**Given data**
----
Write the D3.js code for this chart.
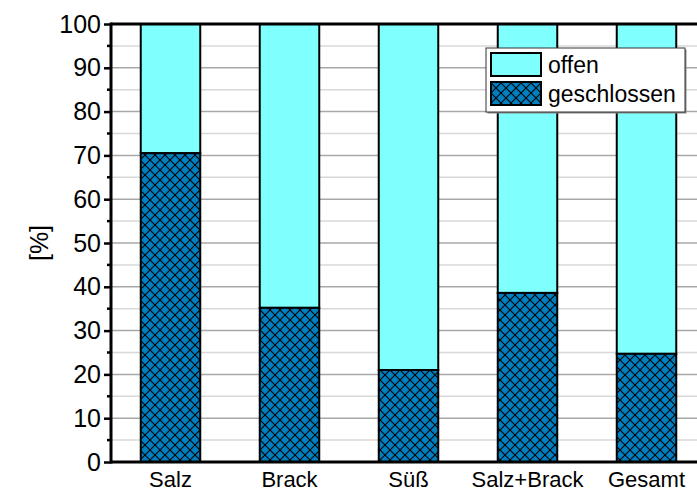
<!DOCTYPE html>
<html><head><meta charset="utf-8">
<script src="https://cdn.jsdelivr.net/npm/d3@7"></script>
<style>body{margin:0;background:#fff}svg{display:block}</style>
</head><body>
<svg id="c" width="697" height="494"></svg>
<script>
const categories = ["Salz","Brack","Süß","Salz+Brack","Gesamt"];
const geschlossen = [70.5, 35.2, 21.0, 38.6, 24.7];
const offen = [29.5, 64.8, 79.0, 61.4, 75.3];
const yTicks = [0,10,20,30,40,50,60,70,80,90,100];
const seriesNames = ["offen","geschlossen"];

const svg = d3.select("#c");
const W = 697, H = 494;
const m = {left:111, top:24, right:-9, bottom:32};
const x = d3.scaleBand().domain(categories).range([m.left, W - m.right]).paddingInner(0.5).paddingOuter(0.25);
const y = d3.scaleLinear().domain([0,100]).range([H - m.bottom, m.top]);
const font = "Liberation Sans, Arial, sans-serif";

const defs = svg.append("defs");
const pat = defs.append("pattern").attr("id","hatch").attr("patternUnits","userSpaceOnUse")
  .attr("width",10).attr("height",10);
pat.append("rect").attr("width",10).attr("height",10).attr("fill","#0080C0");
pat.append("path").attr("d","M0,0L10,10M10,0L0,10M-1,9L1,11M9,-1L11,1").attr("stroke","#000").attr("stroke-width",1.1);

// grid
const minor = d3.range(5,100,10);
svg.append("g").selectAll("line").data(minor).join("line")
  .attr("x1",m.left).attr("x2",W).attr("y1",d=>y(d)).attr("y2",d=>y(d))
  .attr("stroke","#d8d8d8").attr("stroke-width",1.5);
svg.append("g").selectAll("line").data(yTicks.filter(d=>d>0&&d<100)).join("line")
  .attr("x1",m.left).attr("x2",W).attr("y1",d=>y(d)).attr("y2",d=>y(d))
  .attr("stroke","#a8a8a8").attr("stroke-width",1.5);

// bars
const g = svg.append("g");
categories.forEach((c,i)=>{
  g.append("rect").attr("x",x(c)).attr("width",x.bandwidth())
    .attr("y",y(geschlossen[i]+offen[i])).attr("height",y(geschlossen[i])-y(geschlossen[i]+offen[i]))
    .attr("fill","#80FFFF").attr("stroke","#000").attr("stroke-width",2);
  g.append("rect").attr("x",x(c)).attr("width",x.bandwidth())
    .attr("y",y(geschlossen[i])).attr("height",y(0)-y(geschlossen[i]))
    .attr("fill","url(#hatch)").attr("stroke","#000").attr("stroke-width",2);
});

// axes
const ya = svg.append("g").attr("transform",`translate(${m.left},0)`)
  .call(d3.axisLeft(y).tickValues(yTicks).tickSize(7).tickPadding(3).tickFormat(d3.format("d")));
ya.select(".domain").remove();
ya.selectAll(".tick line").attr("stroke","#000").attr("stroke-width",2.5);
ya.selectAll("text").style("font-family",font).style("font-size","25px").attr("fill","#000");
svg.append("g").selectAll("line").data(minor).join("line")
  .attr("x1",m.left-4).attr("x2",m.left).attr("y1",d=>y(d)).attr("y2",d=>y(d))
  .attr("stroke","#000").attr("stroke-width",2.5);
svg.append("line").attr("x1",m.left).attr("x2",m.left).attr("y1",y(100)-1.5).attr("y2",y(0)+1.5).attr("stroke","#000").attr("stroke-width",3);
svg.append("line").attr("x1",m.left).attr("x2",W).attr("y1",y(100)).attr("y2",y(100)).attr("stroke","#000").attr("stroke-width",3);
svg.append("line").attr("x1",m.left).attr("x2",W).attr("y1",y(0)).attr("y2",y(0)).attr("stroke","#000").attr("stroke-width",3);

const xa = svg.append("g").attr("transform",`translate(0,${y(0)})`)
  .call(d3.axisBottom(x).tickSize(0).tickPadding(9));
xa.select(".domain").remove();
xa.selectAll("text").style("font-family",font).style("font-size","22px").attr("fill","#000");

svg.append("text").attr("transform",`translate(48,${(y(0)+y(100))/2}) rotate(-90)`)
  .attr("text-anchor","middle").style("font-family",font).style("font-size","25px").text("[%]");

// legend
const lg = svg.append("g").attr("transform","translate(486,48)");
lg.append("rect").attr("x",1.5).attr("y",1.5).attr("width",199).attr("height",64).attr("fill","#888");
lg.append("rect").attr("width",199).attr("height",64).attr("fill","#fff").attr("stroke","#333").attr("stroke-width",1);
const fills = ["#80FFFF","url(#hatch)"];
seriesNames.forEach((n,i)=>{
  lg.append("rect").attr("x",5).attr("y",5+i*29).attr("width",50).attr("height",23)
    .attr("fill",fills[i]).attr("stroke","#000").attr("stroke-width",2);
  lg.append("text").attr("x",62).attr("y",25+i*29).style("font-family",font).style("font-size","23px").text(n);
});
</script>
</body></html>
----
**Stated exercise**
Write out the full listing verbatim, excluding its pictures.

**Result of this exercise**
Write the D3.js code for this chart.
<!DOCTYPE html>
<html><head><meta charset="utf-8">
<script src="https://cdn.jsdelivr.net/npm/d3@7"></script>
<style>body{margin:0;background:#fff}svg{display:block}</style>
</head><body>
<svg id="c" width="697" height="494"></svg>
<script>
const categories = ["Salz","Brack","Süß","Salz+Brack","Gesamt"];
const geschlossen = [70.5, 35.2, 21.0, 38.6, 24.7];
const offen = [29.5, 64.8, 79.0, 61.4, 75.3];
const yTicks = [0,10,20,30,40,50,60,70,80,90,100];
const seriesNames = ["offen","geschlossen"];

const svg = d3.select("#c");
const W = 697, H = 494;
const m = {left:111, top:24, right:-9, bottom:32};
const x = d3.scaleBand().domain(categories).range([m.left, W - m.right]).paddingInner(0.5).paddingOuter(0.25);
const y = d3.scaleLinear().domain([0,100]).range([H - m.bottom, m.top]);
const font = "Liberation Sans, Arial, sans-serif";

const defs = svg.append("defs");
const pat = defs.append("pattern").attr("id","hatch").attr("patternUnits","userSpaceOnUse")
  .attr("width",10).attr("height",10);
pat.append("rect").attr("width",10).attr("height",10).attr("fill","#0080C0");
pat.append("path").attr("d","M0,0L10,10M10,0L0,10M-1,9L1,11M9,-1L11,1").attr("stroke","#000").attr("stroke-width",1.1);

// grid
const minor = d3.range(5,100,10);
svg.append("g").selectAll("line").data(minor).join("line")
  .attr("x1",m.left).attr("x2",W).attr("y1",d=>y(d)).attr("y2",d=>y(d))
  .attr("stroke","#d8d8d8").attr("stroke-width",1.5);
svg.append("g").selectAll("line").data(yTicks.filter(d=>d>0&&d<100)).join("line")
  .attr("x1",m.left).attr("x2",W).attr("y1",d=>y(d)).attr("y2",d=>y(d))
  .attr("stroke","#a8a8a8").attr("stroke-width",1.5);

// bars
const g = svg.append("g");
categories.forEach((c,i)=>{
  g.append("rect").attr("x",x(c)).attr("width",x.bandwidth())
    .attr("y",y(geschlossen[i]+offen[i])).attr("height",y(geschlossen[i])-y(geschlossen[i]+offen[i]))
    .attr("fill","#80FFFF").attr("stroke","#000").attr("stroke-width",2);
  g.append("rect").attr("x",x(c)).attr("width",x.bandwidth())
    .attr("y",y(geschlossen[i])).attr("height",y(0)-y(geschlossen[i]))
    .attr("fill","url(#hatch)").attr("stroke","#000").attr("stroke-width",2);
});

// axes
const ya = svg.append("g").attr("transform",`translate(${m.left},0)`)
  .call(d3.axisLeft(y).tickValues(yTicks).tickSize(7).tickPadding(3).tickFormat(d3.format("d")));
ya.select(".domain").remove();
ya.selectAll(".tick line").attr("stroke","#000").attr("stroke-width",2.5);
ya.selectAll("text").style("font-family",font).style("font-size","25px").attr("fill","#000");
svg.append("g").selectAll("line").data(minor).join("line")
  .attr("x1",m.left-4).attr("x2",m.left).attr("y1",d=>y(d)).attr("y2",d=>y(d))
  .attr("stroke","#000").attr("stroke-width",2.5);
svg.append("line").attr("x1",m.left).attr("x2",m.left).attr("y1",y(100)-1.5).attr("y2",y(0)+1.5).attr("stroke","#000").attr("stroke-width",3);
svg.append("line").attr("x1",m.left).attr("x2",W).attr("y1",y(100)).attr("y2",y(100)).attr("stroke","#000").attr("stroke-width",3);
svg.append("line").attr("x1",m.left).attr("x2",W).attr("y1",y(0)).attr("y2",y(0)).attr("stroke","#000").attr("stroke-width",3);

const xa = svg.append("g").attr("transform",`translate(0,${y(0)})`)
  .call(d3.axisBottom(x).tickSize(0).tickPadding(9));
xa.select(".domain").remove();
xa.selectAll("text").style("font-family",font).style("font-size","22px").attr("fill","#000");

svg.append("text").attr("transform",`translate(48,${(y(0)+y(100))/2}) rotate(-90)`)
  .attr("text-anchor","middle").style("font-family",font).style("font-size","25px").text("[%]");

// legend
const lg = svg.append("g").attr("transform","translate(486,48)");
lg.append("rect").attr("x",1.5).attr("y",1.5).attr("width",199).attr("height",64).attr("fill","#888");
lg.append("rect").attr("width",199).attr("height",64).attr("fill","#fff").attr("stroke","#333").attr("stroke-width",1);
const fills = ["#80FFFF","url(#hatch)"];
seriesNames.forEach((n,i)=>{
  lg.append("rect").attr("x",5).attr("y",5+i*29).attr("width",50).attr("height",23)
    .attr("fill",fills[i]).attr("stroke","#000").attr("stroke-width",2);
  lg.append("text").attr("x",62).attr("y",25+i*29).style("font-family",font).style("font-size","23px").text(n);
});
</script>
</body></html>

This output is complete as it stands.